## DIRECTIONS
The listing below must be repeated word for word, with its images excluded.

++++++++++++++++++++

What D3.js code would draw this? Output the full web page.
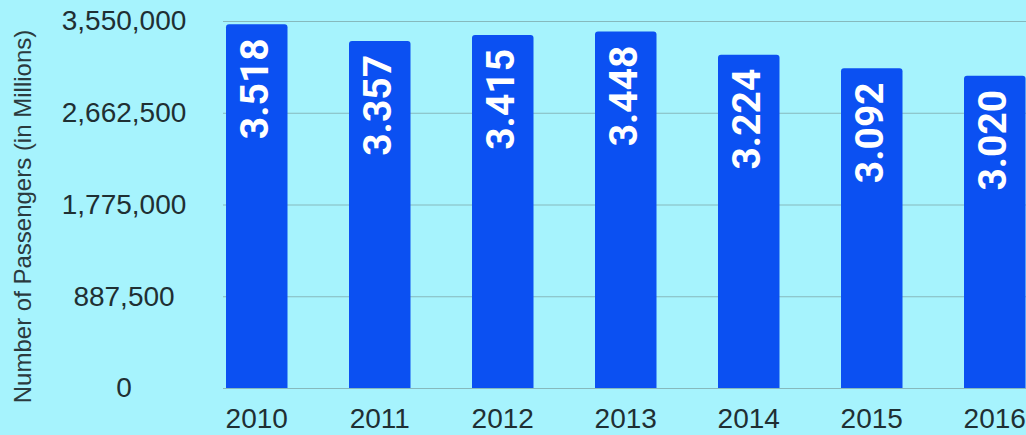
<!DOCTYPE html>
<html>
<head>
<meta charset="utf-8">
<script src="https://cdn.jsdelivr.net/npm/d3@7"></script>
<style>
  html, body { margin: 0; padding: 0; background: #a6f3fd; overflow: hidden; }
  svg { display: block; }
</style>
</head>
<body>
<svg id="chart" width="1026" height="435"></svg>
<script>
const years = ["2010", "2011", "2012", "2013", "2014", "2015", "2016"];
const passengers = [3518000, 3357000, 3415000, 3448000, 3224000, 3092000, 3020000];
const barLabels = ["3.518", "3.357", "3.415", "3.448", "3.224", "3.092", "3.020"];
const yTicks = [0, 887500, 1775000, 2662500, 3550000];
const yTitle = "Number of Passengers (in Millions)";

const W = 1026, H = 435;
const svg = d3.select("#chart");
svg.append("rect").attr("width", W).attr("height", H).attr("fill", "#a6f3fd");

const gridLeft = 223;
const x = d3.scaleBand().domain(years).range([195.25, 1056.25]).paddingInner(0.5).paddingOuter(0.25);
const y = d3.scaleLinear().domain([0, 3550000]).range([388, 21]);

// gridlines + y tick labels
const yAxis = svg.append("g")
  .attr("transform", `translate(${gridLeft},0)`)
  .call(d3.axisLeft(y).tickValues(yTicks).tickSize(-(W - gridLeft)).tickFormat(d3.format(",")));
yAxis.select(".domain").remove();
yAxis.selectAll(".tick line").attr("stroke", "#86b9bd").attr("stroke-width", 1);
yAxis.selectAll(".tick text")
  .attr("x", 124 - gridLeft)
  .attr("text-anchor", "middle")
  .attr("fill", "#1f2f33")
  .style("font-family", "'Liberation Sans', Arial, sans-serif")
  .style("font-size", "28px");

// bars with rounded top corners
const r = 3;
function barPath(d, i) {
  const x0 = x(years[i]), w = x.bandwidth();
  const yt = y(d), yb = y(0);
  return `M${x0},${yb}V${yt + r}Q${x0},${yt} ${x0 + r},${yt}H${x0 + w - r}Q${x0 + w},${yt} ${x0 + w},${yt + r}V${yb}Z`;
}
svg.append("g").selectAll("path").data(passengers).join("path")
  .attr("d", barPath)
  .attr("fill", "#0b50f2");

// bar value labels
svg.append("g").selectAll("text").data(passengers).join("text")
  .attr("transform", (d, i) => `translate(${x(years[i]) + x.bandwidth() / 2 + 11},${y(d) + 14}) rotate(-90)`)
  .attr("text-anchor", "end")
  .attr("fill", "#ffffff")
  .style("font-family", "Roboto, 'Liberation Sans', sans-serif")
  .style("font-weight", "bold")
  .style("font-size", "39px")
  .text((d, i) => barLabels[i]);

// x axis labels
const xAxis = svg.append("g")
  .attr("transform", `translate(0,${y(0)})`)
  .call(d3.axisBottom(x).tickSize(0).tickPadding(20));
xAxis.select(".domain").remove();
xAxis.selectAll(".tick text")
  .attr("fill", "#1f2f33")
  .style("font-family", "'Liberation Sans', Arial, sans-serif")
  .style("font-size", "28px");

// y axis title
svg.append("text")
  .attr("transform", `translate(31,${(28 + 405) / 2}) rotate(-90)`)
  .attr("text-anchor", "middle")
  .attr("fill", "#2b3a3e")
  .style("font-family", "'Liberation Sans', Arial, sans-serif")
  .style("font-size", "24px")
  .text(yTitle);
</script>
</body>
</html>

++++++++++++++++++++

## EXERCISE SOLUTION
What D3.js code would draw this? Output the full web page.
<!DOCTYPE html>
<html>
<head>
<meta charset="utf-8">
<script src="https://cdn.jsdelivr.net/npm/d3@7"></script>
<style>
  html, body { margin: 0; padding: 0; background: #a6f3fd; overflow: hidden; }
  svg { display: block; }
</style>
</head>
<body>
<svg id="chart" width="1026" height="435"></svg>
<script>
const years = ["2010", "2011", "2012", "2013", "2014", "2015", "2016"];
const passengers = [3518000, 3357000, 3415000, 3448000, 3224000, 3092000, 3020000];
const barLabels = ["3.518", "3.357", "3.415", "3.448", "3.224", "3.092", "3.020"];
const yTicks = [0, 887500, 1775000, 2662500, 3550000];
const yTitle = "Number of Passengers (in Millions)";

const W = 1026, H = 435;
const svg = d3.select("#chart");
svg.append("rect").attr("width", W).attr("height", H).attr("fill", "#a6f3fd");

const gridLeft = 223;
const x = d3.scaleBand().domain(years).range([195.25, 1056.25]).paddingInner(0.5).paddingOuter(0.25);
const y = d3.scaleLinear().domain([0, 3550000]).range([388, 21]);

// gridlines + y tick labels
const yAxis = svg.append("g")
  .attr("transform", `translate(${gridLeft},0)`)
  .call(d3.axisLeft(y).tickValues(yTicks).tickSize(-(W - gridLeft)).tickFormat(d3.format(",")));
yAxis.select(".domain").remove();
yAxis.selectAll(".tick line").attr("stroke", "#86b9bd").attr("stroke-width", 1);
yAxis.selectAll(".tick text")
  .attr("x", 124 - gridLeft)
  .attr("text-anchor", "middle")
  .attr("fill", "#1f2f33")
  .style("font-family", "'Liberation Sans', Arial, sans-serif")
  .style("font-size", "28px");

// bars with rounded top corners
const r = 3;
function barPath(d, i) {
  const x0 = x(years[i]), w = x.bandwidth();
  const yt = y(d), yb = y(0);
  return `M${x0},${yb}V${yt + r}Q${x0},${yt} ${x0 + r},${yt}H${x0 + w - r}Q${x0 + w},${yt} ${x0 + w},${yt + r}V${yb}Z`;
}
svg.append("g").selectAll("path").data(passengers).join("path")
  .attr("d", barPath)
  .attr("fill", "#0b50f2");

// bar value labels
svg.append("g").selectAll("text").data(passengers).join("text")
  .attr("transform", (d, i) => `translate(${x(years[i]) + x.bandwidth() / 2 + 11},${y(d) + 14}) rotate(-90)`)
  .attr("text-anchor", "end")
  .attr("fill", "#ffffff")
  .style("font-family", "Roboto, 'Liberation Sans', sans-serif")
  .style("font-weight", "bold")
  .style("font-size", "39px")
  .text((d, i) => barLabels[i]);

// x axis labels
const xAxis = svg.append("g")
  .attr("transform", `translate(0,${y(0)})`)
  .call(d3.axisBottom(x).tickSize(0).tickPadding(20));
xAxis.select(".domain").remove();
xAxis.selectAll(".tick text")
  .attr("fill", "#1f2f33")
  .style("font-family", "'Liberation Sans', Arial, sans-serif")
  .style("font-size", "28px");

// y axis title
svg.append("text")
  .attr("transform", `translate(31,${(28 + 405) / 2}) rotate(-90)`)
  .attr("text-anchor", "middle")
  .attr("fill", "#2b3a3e")
  .style("font-family", "'Liberation Sans', Arial, sans-serif")
  .style("font-size", "24px")
  .text(yTitle);
</script>
</body>
</html>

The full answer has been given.